The U.S. Department of Justice (DOJ) interceded three cryptocurrency campaigns that were funding Hamas, al-Qaeda, and the Islamic State group in the largest seizure of terrorist-owned or related cryptocurrency accounts, according to a press release.
U.S. authorities seized over 300 cryptocurrency accounts holding millions of dollars that the three groups amassed by donations via social media. They also uncovered four websites and four Facebook pages related to the groups.
"Terrorist networks have adapted to technology, conducting complex financial transactions in the digital world, including through cryptocurrencies,” said Treasury Secretary Steven Mnuchin in the release. “IRS-CI special agents in the DC cybercrimes unit work diligently to unravel these financial networks.”

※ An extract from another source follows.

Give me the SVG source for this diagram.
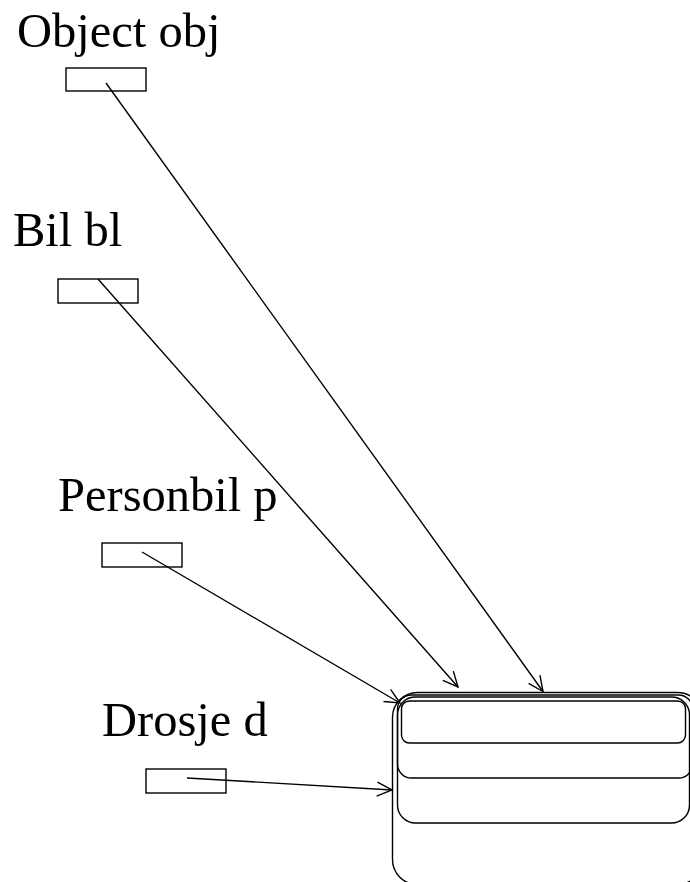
<svg xmlns="http://www.w3.org/2000/svg" width="690" height="882" viewBox="0 0 690 882">
<defs>
<style>
.lbl{font-family:"Liberation Serif","Times New Roman",serif;font-size:48.5px;fill:#000}
.box{fill:#fff;stroke:#000;stroke-width:1.4}
.frame{fill:none;stroke:#000;stroke-width:1.4}
.con{fill:none;stroke:#000;stroke-width:1.4}
</style>
<marker id="open" viewBox="0 0 20 20" refX="18" refY="10" markerWidth="20" markerHeight="20" markerUnits="userSpaceOnUse" orient="auto">
<path d="M3,3 L18,10 L3,17" fill="none" stroke="#000" stroke-width="1.4"/>
</marker>
</defs>
<rect width="690" height="882" fill="#fff"/>
<g id="target">
<rect class="frame" x="392.5" y="692.5" width="310" height="192" rx="25"/>
<rect class="frame" x="397.5" y="695" width="295" height="83" rx="14"/>
<rect class="frame" x="397.5" y="697" width="292" height="126" rx="18"/>
<rect class="frame" x="401.5" y="701" width="284" height="42" rx="8"/>
</g>
<g id="obj">
<text class="lbl" x="17" y="47">Object obj</text>
<rect class="box" x="66" y="68" width="80" height="23"/>
</g>
<g id="bl">
<text class="lbl" x="13" y="246">Bil bl</text>
<rect class="box" x="58" y="279" width="80" height="24"/>
</g>
<g id="p">
<text class="lbl" x="58" y="511">Personbil p</text>
<rect class="box" x="102" y="543" width="80" height="24"/>
</g>
<g id="d">
<text class="lbl" x="102" y="736">Drosje d</text>
<rect class="box" x="146" y="769" width="80" height="24"/>
</g>
<g id="connectors">
<line class="con" x1="106" y1="83" x2="543" y2="691.5" marker-end="url(#open)"/>
<line class="con" x1="98" y1="279" x2="458" y2="687" marker-end="url(#open)"/>
<line class="con" x1="142" y1="552" x2="400" y2="703" marker-end="url(#open)"/>
<line class="con" x1="187" y1="778" x2="392" y2="790" marker-end="url(#open)"/>
</g>
</svg>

The donations were solicited both by overtly advertising their terror campaigns and by claiming that the money went to charities or to fake businesses purportedly selling N95 face masks.
“IRS-CI’s ability to trace funds used by terrorist groups to their source and dismantle these radical group’s communication and financial networks directly prevents them from wreaking havoc throughout the world,” IRS Criminal Investigation Chief Don Fort said in the release.
In other parts of the world, blockchain technology is being used legally to support countries’ infrastructure.
In South Korea, 1 million citizens have adopted a blockchain-powered digital alternative to a physical driver’s license, representing more than 3 percent of the country’s driving population, according to Cointelegraph. The digital identification card is found in the PASS smartphone app.
The project was approved in September by South Korea’s Ministry of Science and ICT, the report stated. The National Police Agency worked with the Korea Road Traffic Authority to launch the card in May.
The card can be used for identity verification by scanning a barcode or QR code on the PASS app and could replace face-to-face verification checks.